For mortgages on property in Oregon I would insist that the mortgagee-seller comply with ORS 646.010 to 646.180 which prohibits price discrimination. In particular, here, if a creditor will sell a document that evidences debt to anyone else (including a government entity, particularly a non-creditor debt collector) for 50 cents on the dollar then they must make precisely the same offer, contemporaneously, to the mortgagor to meet or beat such offer. Failure to comply with this provision should also be a factor in determining if the sale makes good business judgment about the partial worthlessness of the debt and eligibility for taking any tax write off on the supposed loss. There are hundreds of billions worth of tax write-offs that are suspect.

The FDIC (and other federally related lending guarantors) were never on the hook to cover a single dime to any financial institution under the Winstar case, particularly when the collateral (nothing whatsoever to do with credit risk characteristics) was overvalued in violation of 18 USC 1014. A bankrupt bank is not a "depositor", and is not a beneficiary of any such insurance.

The class of assets that our Mad Magazine-style Congress is concerned about are debts owed by insolvent citizens. A bankruptcy court could take all the assets that the debtor has and give it to a creditor, then void the balance owed and thereby enable the creditor to take the write-off that they desire. The write-off should not be allowed without the simultaneous declaration that collection on the unpaid balance, the amount written-off, is thereafter void. The value of any written-off debt (or portion of debt written-off) is a big fat ZERO.

The lender/creditor has no one to blame but themselves. PROOF: If a bank had limited their lending on some piece of collateral to the value of that collateral then they would have no loss other than the prospective loss of hoped-for but not yet accrued interest, and some limited transaction costs to perform a sale of the collateral.

The whole TARP scheme is fundamentally flawed, and freakishly so. The seeds of ridiculous abstractions and misdirection were set the instant the bankers (and other lenders/investors) sought to transform the private company Fannie Mae into a giant conduit for illegal graft, for cover of illegally-overvalued collateral.
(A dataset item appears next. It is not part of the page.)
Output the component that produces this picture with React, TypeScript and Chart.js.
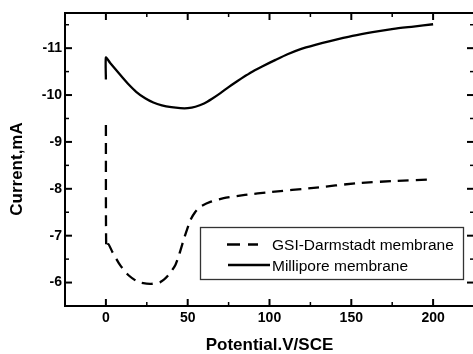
import { useEffect, useRef } from "react";
import { Chart, registerables } from "chart.js";

Chart.register(...registerables);

// ---- data ----
const milliporePotential = [0, 0, 2.5, 5.6, 9.5, 13.8, 18.5, 24, 29, 34.2, 40, 45.5, 50, 54.7, 60, 64.9, 70, 75, 80, 85.3, 90, 95.5, 103.7, 111, 119, 128, 137, 150.7, 163, 175.8, 188, 200];
const milliporeCurrent = [-10.33, -10.80, -10.69, -10.56, -10.40, -10.23, -10.07, -9.93, -9.84, -9.78, -9.74, -9.72, -9.72, -9.75, -9.82, -9.92, -10.04, -10.17, -10.29, -10.41, -10.51, -10.61, -10.75, -10.87, -10.98, -11.07, -11.15, -11.26, -11.34, -11.41, -11.46, -11.51];

const gsiPotential = [0, 0.2, 1.5, 4, 8.7, 14, 19.9, 27, 33.2, 38, 42.4, 45, 47.5, 51.6, 54.5, 57.7, 63.8, 72, 85, 100.6, 127, 153.7, 178, 200];
const gsiCurrent = [-9.36, -6.74, -6.82, -6.65, -6.37, -6.15, -6.01, -5.97, -6.01, -6.15, -6.37, -6.62, -6.91, -7.33, -7.5, -7.62, -7.72, -7.8, -7.87, -7.93, -8.02, -8.12, -8.17, -8.2];

const xMajorTicks = [0, 50, 100, 150, 200];
const xMinorTicks = [-25, 25, 75, 125, 175, 225];
const yMajorTicks = [-11, -10, -9, -8, -7, -6];
const yMinorTicks = [-11.5, -10.5, -9.5, -8.5, -7.5, -6.5];

const seriesLabels = ["GSI-Darmstadt membrane", "Millipore membrane"];
const xTitle = "Potential.V/SCE";
const yTitle = "Current,mA";

const FONT = "'Liberation Sans', Arial, Helvetica, sans-serif";

const framePlugin = {
  id: "frameTicks",
  afterDraw(chart: any) {
    const { ctx, chartArea, scales } = chart;
    const { left, right, top, bottom } = chartArea;
    const xs = scales.x;
    const ys = scales.y;
    ctx.save();
    ctx.strokeStyle = "#000";
    ctx.lineWidth = 2;
    ctx.strokeRect(left, top, right - left, bottom - top);
    const seg = (x1: number, y1: number, x2: number, y2: number) => {
      ctx.beginPath();
      ctx.moveTo(x1, y1);
      ctx.lineTo(x2, y2);
      ctx.stroke();
    };
    ctx.lineWidth = 2;
    xMajorTicks.forEach((v) => {
      const p = xs.getPixelForValue(v);
      seg(p, bottom, p, bottom - 7);
      seg(p, top, p, top + 7);
    });
    yMajorTicks.forEach((v) => {
      const p = ys.getPixelForValue(v);
      seg(left, p, left + 7, p);
      seg(right, p, right - 7, p);
    });
    ctx.lineWidth = 1.5;
    xMinorTicks.forEach((v) => {
      const p = xs.getPixelForValue(v);
      seg(p, bottom, p, bottom - 4);
      seg(p, top, p, top + 4);
    });
    yMinorTicks.forEach((v) => {
      const p = ys.getPixelForValue(v);
      seg(left, p, left + 4, p);
      seg(right, p, right - 4, p);
    });

    // y axis title
    ctx.fillStyle = "#000";
    ctx.font = `bold 17px ${FONT}`;
    ctx.textAlign = "center";
    ctx.textBaseline = "middle";
    ctx.save();
    ctx.translate(17, 169);
    ctx.rotate(-Math.PI / 2);
    ctx.fillText(yTitle, 0, 0);
    ctx.restore();

    // legend
    ctx.strokeStyle = "#333";
    ctx.lineWidth = 1.3;
    ctx.strokeRect(200.5, 227.5, 263, 52);
    const ds = chart.data.datasets;
    ctx.font = `15.5px ${FONT}`;
    ctx.textAlign = "left";
    ctx.textBaseline = "alphabetic";
    // row 1: dashed
    ctx.strokeStyle = ds[0].borderColor;
    ctx.lineWidth = ds[0].borderWidth;
    ctx.setLineDash([13, 8]);
    seg(227, 244.5, 258, 244.5);
    ctx.setLineDash([]);
    ctx.fillText(ds[0].label, 272, 250);
    // row 2: solid
    ctx.strokeStyle = ds[1].borderColor;
    ctx.lineWidth = ds[1].borderWidth;
    seg(228, 265, 270, 265);
    ctx.fillText(ds[1].label, 272, 270.5);
    ctx.restore();
  },
};

export default function App() {
  const ref = useRef<HTMLCanvasElement | null>(null);

  useEffect(() => {
    if (!ref.current) return;
    Chart.defaults.font.family = FONT;
    const chart = new Chart(ref.current, {
      type: "scatter",
      data: {
        datasets: [
          {
            label: seriesLabels[0],
            data: gsiPotential.map((x, i) => ({ x, y: gsiCurrent[i] })),
            showLine: true,
            borderColor: "#000",
            borderWidth: 2.3,
            borderDash: [11, 7],
            pointRadius: 0,
            tension: 0.2,
          },
          {
            label: seriesLabels[1],
            data: milliporePotential.map((x, i) => ({ x, y: milliporeCurrent[i] })),
            showLine: true,
            borderColor: "#000",
            borderWidth: 2.3,
            pointRadius: 0,
            tension: 0.2,
          },
        ],
      },
      options: {
        animation: false,
        responsive: false,
        devicePixelRatio: 1,
        layout: { padding: { left: 0, top: 13, right: 6, bottom: 0 } },
        plugins: { legend: { display: false }, tooltip: { enabled: false } },
        scales: {
          x: {
            type: "linear",
            min: -25,
            max: 225,
            afterBuildTicks: (s: any) => {
              s.ticks = xMajorTicks.map((v) => ({ value: v }));
            },
            afterFit: (s: any) => {
              s.height = 48;
            },
            grid: { display: false, drawTicks: false },
            border: { display: false },
            ticks: {
              color: "#000",
              padding: 4,
              font: { size: 14, weight: "bold" },
              maxRotation: 0,
            },
            title: {
              display: true,
              text: xTitle,
              color: "#000",
              font: { size: 17, weight: "bold", lineHeight: 1 },
              padding: { top: 0, bottom: 0 },
            },
          },
          y: {
            type: "linear",
            reverse: true,
            min: -11.75,
            max: -5.5,
            afterBuildTicks: (s: any) => {
              s.ticks = yMajorTicks.map((v) => ({ value: v }));
            },
            afterFit: (s: any) => {
              s.width = 65;
            },
            grid: { display: false, drawTicks: false },
            border: { display: false },
            ticks: {
              color: "#000",
              padding: 3,
              font: { size: 14, weight: "bold" },
            },
          },
        },
      },
      plugins: [framePlugin],
    } as any);
    return () => chart.destroy();
  }, []);

  return (
    <div
      style={{
        position: "fixed",
        left: 0,
        top: 0,
        width: 473,
        height: 354,
        overflow: "hidden",
        background: "#fff",
      }}
    >
      <canvas ref={ref} width={480} height={354} style={{ display: "block", width: 480, height: 354 }} />
    </div>
  );
}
The graftees all lined up their ducks long before such legislation popped up as an emergency in Congress.

Obama would not need to attack the glorious pay and junkets and jets of the TARP fund recipients if he simply told them to all go plead their case to a bankruptcy judge, "our concern is legally confined to covering depositors, who can immediately entrust their guaranteed deposits to some other institution or to no institution at all."

What is the value of a bank that is being dissolved in a bankruptcy proceeding?

Well, I don't think CoP is the only guilty party, the Oregon Legislature wants to go into debt in a big way also to stimulate us.

How is Multnomah COunty managing the crunch? I thought Mr Wheeler was trying to clamp down on spending? The mean girls and Lonnie really didn't leave him much to work with.